Victoria Road Prison
- Location: Douglas, Isle of Man;
- Status: Decommissioned
- Capacity: 90
- Opened: April 1891
- Closed: August 2008
- Managed by: Isle of Man Prison Service

= Victoria Road Prison =

Former prison in Douglas, Isle of Man

Victoria Road Prison is a former prison that was located on Victoria Road in Douglas, capital of the Isle of Man. Victoria Road Prison was the first purpose-built prison to be constructed on the Isle of Man, and held prisoners from April 1891 to August 2008.

==History==
From 1780 prisoners from the Isle of Man (including debtors) mainly served their sentence at Castle Rushen, but within a century problems were apparent with this arrangement. Prisoners would grow unruly, as they could not be separated, and the conditions in which they were kept were unfit. When the Chairman of the Commissioners for Prisons in England and Wales inspected the premises for the first time in 1885, he indicated a need for a prison to house 30 prisoners. His recommendation was not universally popular in Tynwald, as some did not want to spend the money, but nevertheless Manx architect James Cowle was employed to design a new prison, which was subsequently constructed at Victoria Road in Douglas. The entire prison population of the Isle of Man was transferred to the new Victoria Road Gaol in April 1891.

At the beginning of the 20th century, Victoria Road Prison received a glowing report from Major Darnell, the HM Inspector of Prisons:
The present accommodation consists of 21 cells in the male and eight cells in the female prison. The cells are light and airy, and well ventilated and compare quite favourably with those in the best English prisons — boarded floors, clear glass in the windows and external gas boxes. They were uniformly clean and well kept.

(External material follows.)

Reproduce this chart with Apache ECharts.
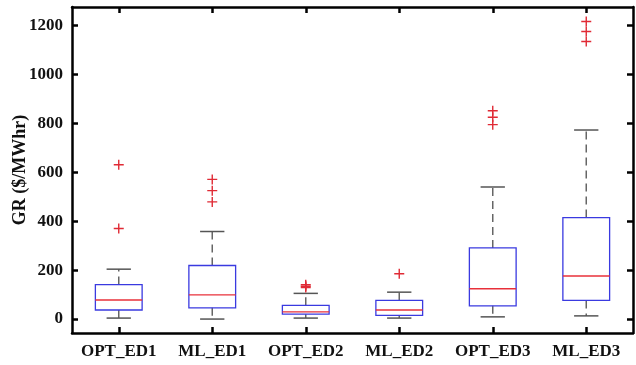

As the population of both Island and prison grew, the prison was expanded, with the addition of two new wings in 1989. One of these, C wing, was assigned to young prisoners between the ages of 17 and 21, with a maximum accommodation of 37 prisoners spread between 19 single cells and 2 dormitories. Later, the dormitories were altered to serve as a dining room and exercise room, and the single rooms reassigned to adults. The other wing, D, was designed to hold 15 female prisoners in 5 single cells and 2 dormitories, though the maximum number of places permitted was then reduced to 11.

In spite of the expansion, criticism mounted over overcrowding and human rights issues until in July 2005, Tynwald backed the construction of a new, larger secure facility at Jurby that would be better outfitted to rehabilitate prisoners. The new Isle of Man Prison was opened in August 2008 when all inmates from Victoria Road were transferred to the new prison. A month later, the Home affairs Minister Adrian Earnshaw MHK signed the paperwork which revoked the Custody Act 1995, which designated the building as a gaol, bringing Victoria Roads' active use as a prison to a close after period of 117 years.

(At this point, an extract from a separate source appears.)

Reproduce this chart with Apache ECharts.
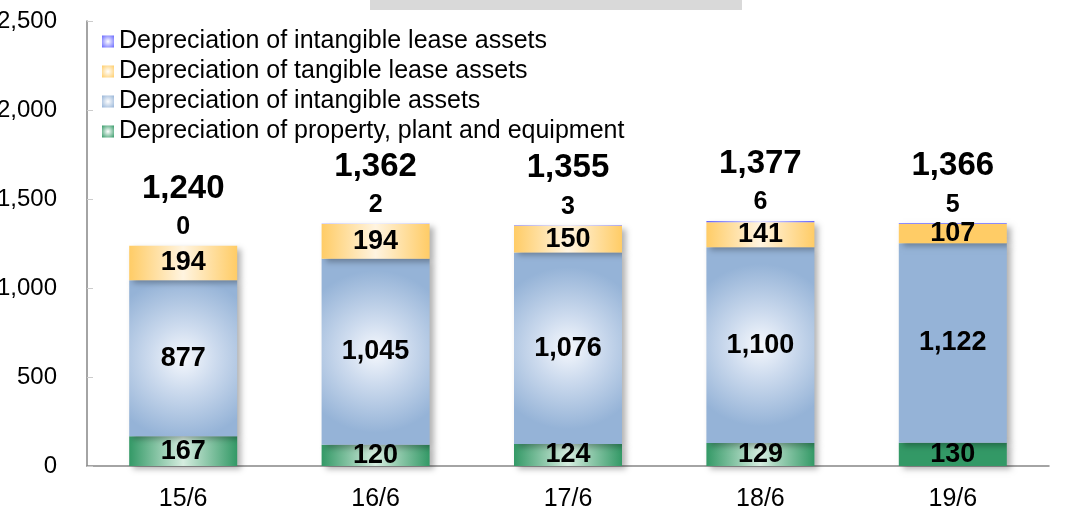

Immediately after the decommissioning of Victoria Road Prison, the building was opened up for public tours during September and October 2008. Former acting prison governor Tony Hawkes who retired in June 2008 after 34 years' service lead the tours of the prison which included a visit to various wings and cells, as well as the search room and segregation unit. The tours were extremely popular, with places being fully booked within just hours of being advertised. Public interest in the old prison led to calls to open up the Victoria Road site as a permanent visitor attraction over the summer months.

In May 2010, the exercise yard of the former prison was used for an 'Urban Street Sport' event. The event included football skills competitions and demonstrations of free running. In June 2010, it was announced that artefacts from the former gaol sold in a public auction had raised £8,800. A month later, the former prison was used as a set location for the British horror film Slasher House.

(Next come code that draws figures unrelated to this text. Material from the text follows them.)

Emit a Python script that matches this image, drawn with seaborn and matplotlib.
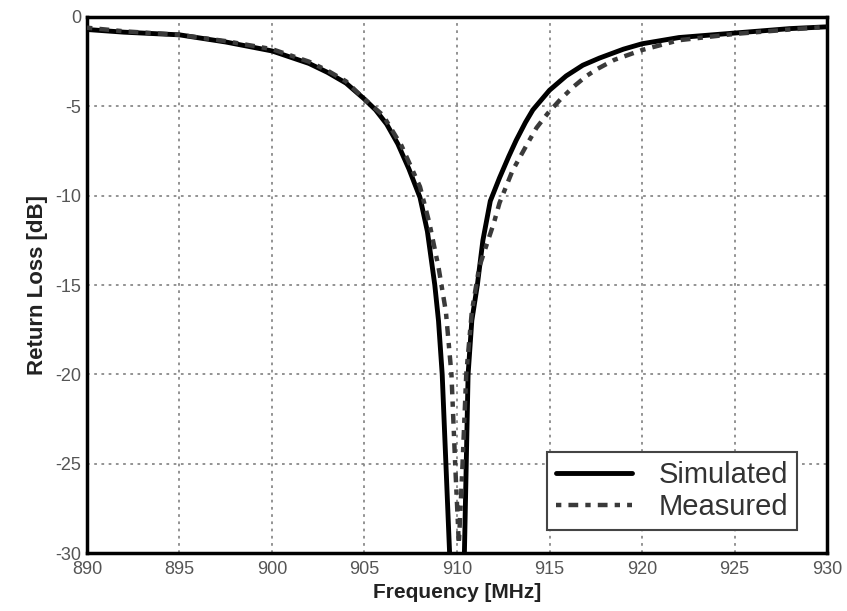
import matplotlib
matplotlib.use("Agg")
import matplotlib.pyplot as plt
import seaborn as sns
import numpy as np
import pandas as pd

# -------------data-------------

sim_freq = [890, 892, 895, 897.5, 900, 902, 903, 904, 905, 905.6, 906.2, 906.8, 907.4,
            908, 908.4, 908.8, 909.0, 909.2, 909.4, 909.6, 910.0, 910.4, 910.5,
            910.6, 910.8, 911.1, 911.4, 911.8, 912.3, 912.8, 913.2, 913.7, 914.1,
            915.0, 915.9, 916.8, 917.7, 919, 920, 922, 925, 928, 930]
sim_db = [-0.7, -0.85, -1.0, -1.4, -1.9, -2.6, -3.1, -3.7, -4.6, -5.2, -6.0, -7.1, -8.5,
          -10.1, -12.0, -15.0, -17.0, -20.0, -25.0, -30.0, -42.0, -30.0, -25.0,
          -20.0, -17.0, -15.0, -12.5, -10.3, -9.0, -7.8, -6.9, -5.9, -5.2,
          -4.1, -3.3, -2.7, -2.3, -1.8, -1.5, -1.15, -0.9, -0.65, -0.55]

meas_freq = [890, 892, 895, 897.5, 900, 902, 903, 904, 905, 906, 907, 908, 908.5,
             909.0, 909.4, 909.7, 909.9, 910.1, 910.3, 910.5, 910.8, 911.2, 912.0,
             912.3, 913.0, 913.8, 914.3, 914.9, 915.6, 916.3, 917.0, 917.6, 918.5,
             920, 922, 925, 928, 930]
meas_db = [-0.6, -0.8, -1.0, -1.35, -1.8, -2.5, -3.0, -3.6, -4.6, -5.5, -7.2, -9.5, -11.5,
           -14.0, -16.5, -20.0, -25.0, -29.5, -25.0, -20.0, -16.5, -14.0, -11.5,
           -10.4, -8.6, -7.1, -6.2, -5.4, -4.6, -3.9, -3.3, -2.9, -2.4,
           -1.85, -1.3, -0.95, -0.7, -0.55]

x_ticks = [890, 895, 900, 905, 910, 915, 920, 925, 930]
y_ticks = [0, -5, -10, -15, -20, -25, -30]

# -------------plot-------------

sns.set_style("whitegrid")
plt.rcParams['font.family'] = ['Liberation Sans', 'DejaVu Sans']

sim = pd.DataFrame({"freq": sim_freq, "db": sim_db})
meas = pd.DataFrame({"freq": meas_freq, "db": meas_db})

fig = plt.figure(figsize=(8.47, 6.11), dpi=100)
ax = fig.add_axes([0.1027, 0.0949, 0.8737, 0.8773])

sns.lineplot(data=sim, x="freq", y="db", ax=ax, color="black", linewidth=3.5,
             estimator=None, sort=False, label="Simulated", zorder=3)
sns.lineplot(data=meas, x="freq", y="db", ax=ax, color="#3a3a3a", linewidth=3.2,
             estimator=None, sort=False, label="Measured", zorder=4)
ax.lines[1].set_dashes([1.2, 1.6, 2.2, 1.6])

ax.set(xlim=(890, 930), ylim=(-30, 0), xticks=x_ticks, yticks=y_ticks)
ax.grid(True, linestyle=(0, (1.5, 2.5)), color="#8a8a8a", linewidth=1.3)
for axis in ['top', 'bottom', 'left', 'right']:
    ax.spines[axis].set_visible(True)
    ax.spines[axis].set_color("black")
    ax.spines[axis].set_linewidth(2.5)
ax.tick_params(axis='both', direction='in', length=4, width=1.2, colors='#555555',
               labelsize=13)
ax.tick_params(axis='x', pad=6)
ax.tick_params(axis='y', pad=4)
ax.set_xticklabels([str(t) for t in x_ticks])
ax.set_yticklabels([str(t) for t in y_ticks])
ax.set_xlabel("Frequency [MHz]", fontsize=15, fontweight='bold', color='#222222', labelpad=3)
ax.set_ylabel("Return Loss [dB]", fontsize=16, fontweight='bold', color='#222222', labelpad=5)

leg = ax.legend(loc='lower right', bbox_to_anchor=(0.959, 0.043), borderaxespad=0,
                fontsize=21, frameon=True, fancybox=False, handlelength=2.6,
                borderpad=0.3, labelspacing=0.15, handletextpad=0.9)
leg.get_frame().set_edgecolor('#444444')
leg.get_frame().set_linewidth(1.5)
leg.get_frame().set_alpha(1)
for txt in leg.get_texts():
    txt.set_color('#333333')

fig.savefig("out.png", dpi=100)
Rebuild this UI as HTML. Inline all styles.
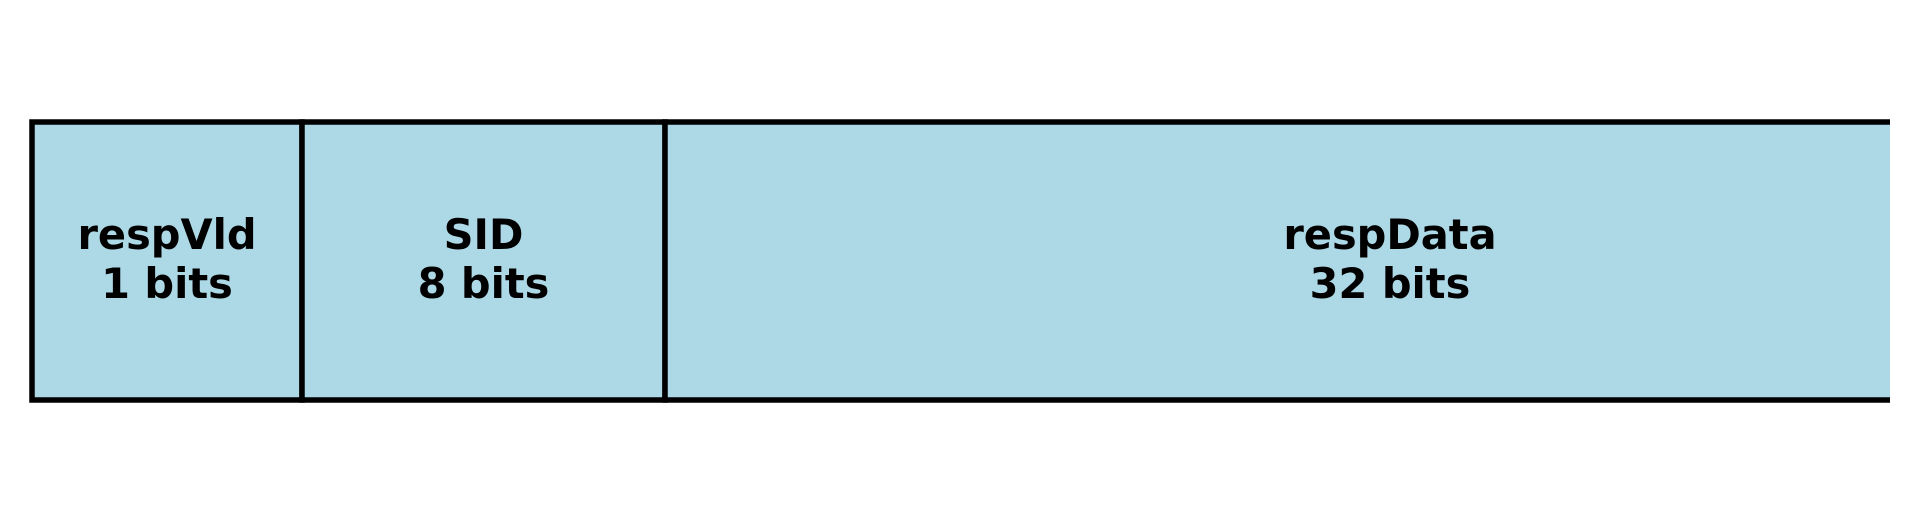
<!DOCTYPE html>
<html><head><meta charset="utf-8"><style>
html,body{margin:0;padding:0;background:#fff;width:1919px;height:522px;overflow:hidden}
svg text{font-family:"DejaVu Sans","Liberation Sans",sans-serif;font-weight:bold;font-size:41.5px;fill:#000}
</style></head><body>
<svg id="chart" width="1919" height="522" viewBox="0 0 1919 522" xmlns="http://www.w3.org/2000/svg">
<defs><clipPath id="clip"><rect x="0" y="0" width="1890" height="522"/></clipPath></defs>
<g id="fields" clip-path="url(#clip)"></g>
</svg>
<script>
const fieldNames = ["respVld", "SID", "respData"];
const fieldBits = [1, 8, 32];
const fieldWidths = [270, 363, 1450];
const x0 = 32, yTop = 122, yBot = 400;
const g = document.getElementById('fields');
const NS = 'http://www.w3.org/2000/svg';
let x = x0;
fieldNames.forEach((name, i) => {
  const w = fieldWidths[i];
  const r = document.createElementNS(NS, 'rect');
  r.setAttribute('x', x); r.setAttribute('y', yTop);
  r.setAttribute('width', w); r.setAttribute('height', yBot - yTop);
  r.setAttribute('fill', '#add8e6'); r.setAttribute('stroke', '#000'); r.setAttribute('stroke-width', '5.5');
  
  
  g.appendChild(r);
  const cx = x + w / 2;
  const t1 = document.createElementNS(NS, 'text');
  t1.setAttribute('x', cx); t1.setAttribute('y', 249); t1.setAttribute('text-anchor', 'middle');
  t1.textContent = name;
  
  
  g.appendChild(t1);
  const t2 = document.createElementNS(NS, 'text');
  t2.setAttribute('x', cx); t2.setAttribute('y', 298); t2.setAttribute('text-anchor', 'middle');
  t2.textContent = fieldBits[i] + ' bits';
  
  
  g.appendChild(t2);
  x += w;
});
</script>
</body></html>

In October 2010, the Department of Home Affairs applied for planning permission to demolish Victoria Road Prison. The department cited a survey which indicated that parts of the gatehouse and cell blocks of the former prison had deteriorated so that public access could not be allowed. However, in January 2011 it emerged that the Isle of Man Government was considering listing the former gaol on a register of buildings of "special architectural or historic interest", meaning that it would be saved from demolition.

In January 2012, Tim Crookall MHK suggested that there were concerns that listing some of the buildings of the former prison could prevent the site from being redeveloped for other uses. In November 2012, the Department of Home Affairs confirmed that demolition works had started at the former prison site, with completion planned for March 2013. The buildings have now been demolished, and in October 2014 the Isle of Man Government published plans for the redevelopment of the site, with sheltered accommodation, affordable housing and a church amongst ideas for the site.
The government received many complaints regarding the demolition of the site. It could have been a Victorian prison museum which would have been very popular.